DATASET:
begin
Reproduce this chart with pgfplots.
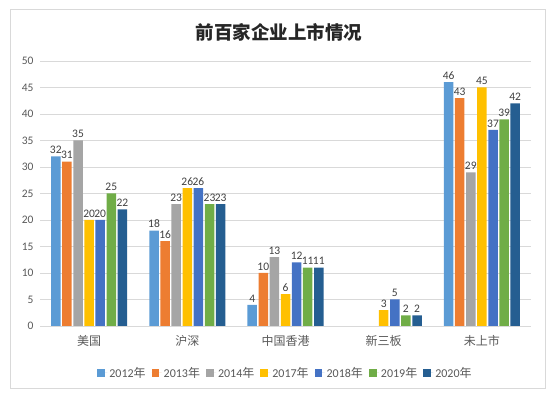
end
begin
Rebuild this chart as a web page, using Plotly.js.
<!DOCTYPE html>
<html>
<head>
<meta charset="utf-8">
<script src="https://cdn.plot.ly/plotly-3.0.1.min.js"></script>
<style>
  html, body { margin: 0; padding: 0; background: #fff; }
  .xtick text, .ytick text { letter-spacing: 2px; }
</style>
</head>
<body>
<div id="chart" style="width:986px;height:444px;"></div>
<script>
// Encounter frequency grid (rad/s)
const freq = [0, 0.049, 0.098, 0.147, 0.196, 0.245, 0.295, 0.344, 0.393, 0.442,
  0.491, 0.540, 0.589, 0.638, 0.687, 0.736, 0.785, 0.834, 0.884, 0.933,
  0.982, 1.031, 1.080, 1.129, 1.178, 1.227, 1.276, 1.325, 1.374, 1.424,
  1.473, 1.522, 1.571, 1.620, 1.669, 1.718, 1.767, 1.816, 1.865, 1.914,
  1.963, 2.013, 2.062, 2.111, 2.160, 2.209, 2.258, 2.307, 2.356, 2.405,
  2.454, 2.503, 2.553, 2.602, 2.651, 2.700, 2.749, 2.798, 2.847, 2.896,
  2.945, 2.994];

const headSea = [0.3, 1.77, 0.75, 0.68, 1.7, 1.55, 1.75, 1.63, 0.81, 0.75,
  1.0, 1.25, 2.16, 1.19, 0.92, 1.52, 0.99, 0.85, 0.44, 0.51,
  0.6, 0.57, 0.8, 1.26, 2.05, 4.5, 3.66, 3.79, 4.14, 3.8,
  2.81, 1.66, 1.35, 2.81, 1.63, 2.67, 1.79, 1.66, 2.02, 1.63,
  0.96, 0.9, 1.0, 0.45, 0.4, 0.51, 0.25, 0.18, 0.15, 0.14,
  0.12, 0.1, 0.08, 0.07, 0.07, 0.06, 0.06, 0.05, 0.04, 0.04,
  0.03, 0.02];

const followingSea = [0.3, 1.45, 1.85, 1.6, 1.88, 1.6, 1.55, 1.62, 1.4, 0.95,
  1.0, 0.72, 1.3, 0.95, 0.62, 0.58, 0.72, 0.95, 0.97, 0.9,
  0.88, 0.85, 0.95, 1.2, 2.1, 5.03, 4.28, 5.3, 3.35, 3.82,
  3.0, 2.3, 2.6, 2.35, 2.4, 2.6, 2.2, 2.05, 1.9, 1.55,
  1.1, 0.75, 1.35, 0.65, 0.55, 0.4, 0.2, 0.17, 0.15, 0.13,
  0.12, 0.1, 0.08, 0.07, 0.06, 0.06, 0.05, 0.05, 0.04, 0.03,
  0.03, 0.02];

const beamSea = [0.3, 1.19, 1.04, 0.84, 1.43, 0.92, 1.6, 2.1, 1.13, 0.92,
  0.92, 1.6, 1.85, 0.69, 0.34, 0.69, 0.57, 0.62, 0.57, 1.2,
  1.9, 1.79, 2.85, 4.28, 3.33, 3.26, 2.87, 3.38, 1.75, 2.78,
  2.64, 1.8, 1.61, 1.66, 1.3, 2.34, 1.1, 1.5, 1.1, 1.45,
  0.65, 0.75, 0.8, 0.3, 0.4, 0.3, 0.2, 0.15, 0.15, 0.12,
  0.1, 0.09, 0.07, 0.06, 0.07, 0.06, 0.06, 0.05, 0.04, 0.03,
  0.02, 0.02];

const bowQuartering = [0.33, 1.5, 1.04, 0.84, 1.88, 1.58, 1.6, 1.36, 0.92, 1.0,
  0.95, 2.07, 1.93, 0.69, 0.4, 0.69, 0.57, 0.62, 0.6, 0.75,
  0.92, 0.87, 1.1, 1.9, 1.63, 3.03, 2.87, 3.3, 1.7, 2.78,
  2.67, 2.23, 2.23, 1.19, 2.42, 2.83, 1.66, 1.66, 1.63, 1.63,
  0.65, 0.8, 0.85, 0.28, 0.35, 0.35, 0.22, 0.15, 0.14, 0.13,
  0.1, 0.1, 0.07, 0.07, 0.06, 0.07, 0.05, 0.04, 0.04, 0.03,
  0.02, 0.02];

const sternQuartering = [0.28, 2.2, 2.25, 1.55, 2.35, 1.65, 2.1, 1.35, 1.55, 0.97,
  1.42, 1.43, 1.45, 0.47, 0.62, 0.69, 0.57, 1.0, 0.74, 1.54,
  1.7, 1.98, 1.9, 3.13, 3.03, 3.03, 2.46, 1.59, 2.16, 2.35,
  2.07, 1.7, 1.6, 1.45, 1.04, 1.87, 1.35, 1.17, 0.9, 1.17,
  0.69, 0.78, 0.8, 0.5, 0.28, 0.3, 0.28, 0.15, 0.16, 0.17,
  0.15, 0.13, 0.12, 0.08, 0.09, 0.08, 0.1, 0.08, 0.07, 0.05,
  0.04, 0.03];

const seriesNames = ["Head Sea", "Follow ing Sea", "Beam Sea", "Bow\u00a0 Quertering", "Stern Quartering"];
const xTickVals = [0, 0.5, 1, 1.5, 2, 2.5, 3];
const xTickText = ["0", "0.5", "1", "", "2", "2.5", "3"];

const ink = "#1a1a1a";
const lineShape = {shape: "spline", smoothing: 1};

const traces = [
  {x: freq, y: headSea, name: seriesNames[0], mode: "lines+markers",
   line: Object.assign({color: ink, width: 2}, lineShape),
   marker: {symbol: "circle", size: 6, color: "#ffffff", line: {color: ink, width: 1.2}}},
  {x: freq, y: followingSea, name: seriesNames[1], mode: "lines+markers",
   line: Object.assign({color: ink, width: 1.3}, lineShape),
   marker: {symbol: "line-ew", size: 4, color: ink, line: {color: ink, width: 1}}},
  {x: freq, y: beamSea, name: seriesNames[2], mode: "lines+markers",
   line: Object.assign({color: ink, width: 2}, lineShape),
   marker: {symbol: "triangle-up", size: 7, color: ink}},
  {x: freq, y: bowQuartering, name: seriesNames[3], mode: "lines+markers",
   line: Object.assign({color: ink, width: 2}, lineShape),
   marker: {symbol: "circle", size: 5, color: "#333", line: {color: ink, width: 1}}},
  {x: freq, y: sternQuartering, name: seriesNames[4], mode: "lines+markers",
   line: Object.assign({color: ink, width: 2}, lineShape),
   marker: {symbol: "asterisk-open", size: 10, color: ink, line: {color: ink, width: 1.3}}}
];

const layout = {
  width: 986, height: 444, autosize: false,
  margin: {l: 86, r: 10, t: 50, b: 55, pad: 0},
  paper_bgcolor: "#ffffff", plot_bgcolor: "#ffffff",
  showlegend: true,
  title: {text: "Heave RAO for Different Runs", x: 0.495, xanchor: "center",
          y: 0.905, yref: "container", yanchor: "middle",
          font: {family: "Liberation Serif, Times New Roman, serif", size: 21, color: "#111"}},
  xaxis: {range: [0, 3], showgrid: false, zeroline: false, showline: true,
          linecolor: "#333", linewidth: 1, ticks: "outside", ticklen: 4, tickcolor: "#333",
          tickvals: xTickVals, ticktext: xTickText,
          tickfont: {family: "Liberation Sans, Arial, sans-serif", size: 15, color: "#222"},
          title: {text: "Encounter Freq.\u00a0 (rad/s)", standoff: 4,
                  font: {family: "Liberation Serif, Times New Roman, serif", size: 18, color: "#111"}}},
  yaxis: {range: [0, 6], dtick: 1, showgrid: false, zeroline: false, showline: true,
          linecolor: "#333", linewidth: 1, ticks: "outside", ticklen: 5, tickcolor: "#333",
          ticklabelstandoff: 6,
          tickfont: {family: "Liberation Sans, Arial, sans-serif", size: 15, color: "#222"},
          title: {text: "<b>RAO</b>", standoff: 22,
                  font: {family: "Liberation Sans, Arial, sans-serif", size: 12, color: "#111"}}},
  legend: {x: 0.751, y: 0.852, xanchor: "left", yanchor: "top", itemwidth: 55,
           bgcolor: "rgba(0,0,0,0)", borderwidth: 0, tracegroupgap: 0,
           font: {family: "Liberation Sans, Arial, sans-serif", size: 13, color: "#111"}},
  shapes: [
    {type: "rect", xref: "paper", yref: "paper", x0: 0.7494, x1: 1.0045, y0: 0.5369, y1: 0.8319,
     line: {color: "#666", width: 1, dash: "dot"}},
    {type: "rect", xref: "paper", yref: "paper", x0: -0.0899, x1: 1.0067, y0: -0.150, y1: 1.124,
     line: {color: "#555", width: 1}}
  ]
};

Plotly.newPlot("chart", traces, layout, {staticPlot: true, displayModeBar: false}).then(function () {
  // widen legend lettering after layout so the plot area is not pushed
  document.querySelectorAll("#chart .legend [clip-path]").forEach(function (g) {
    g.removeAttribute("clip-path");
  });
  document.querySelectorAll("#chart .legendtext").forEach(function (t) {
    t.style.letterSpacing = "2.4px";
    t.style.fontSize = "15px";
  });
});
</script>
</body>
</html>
end
TASK DESCRIPTION:
Your task is to repeat exactly the lines from the one that contains "Rebuild this chart" through the one that contains "2.945, 2.994];", with both end lines included.

TASK RESPONSE:
Rebuild this chart as a web page, using Plotly.js.
<!DOCTYPE html>
<html>
<head>
<meta charset="utf-8">
<script src="https://cdn.plot.ly/plotly-3.0.1.min.js"></script>
<style>
  html, body { margin: 0; padding: 0; background: #fff; }
  .xtick text, .ytick text { letter-spacing: 2px; }
</style>
</head>
<body>
<div id="chart" style="width:986px;height:444px;"></div>
<script>
// Encounter frequency grid (rad/s)
const freq = [0, 0.049, 0.098, 0.147, 0.196, 0.245, 0.295, 0.344, 0.393, 0.442,
  0.491, 0.540, 0.589, 0.638, 0.687, 0.736, 0.785, 0.834, 0.884, 0.933,
  0.982, 1.031, 1.080, 1.129, 1.178, 1.227, 1.276, 1.325, 1.374, 1.424,
  1.473, 1.522, 1.571, 1.620, 1.669, 1.718, 1.767, 1.816, 1.865, 1.914,
  1.963, 2.013, 2.062, 2.111, 2.160, 2.209, 2.258, 2.307, 2.356, 2.405,
  2.454, 2.503, 2.553, 2.602, 2.651, 2.700, 2.749, 2.798, 2.847, 2.896,
  2.945, 2.994];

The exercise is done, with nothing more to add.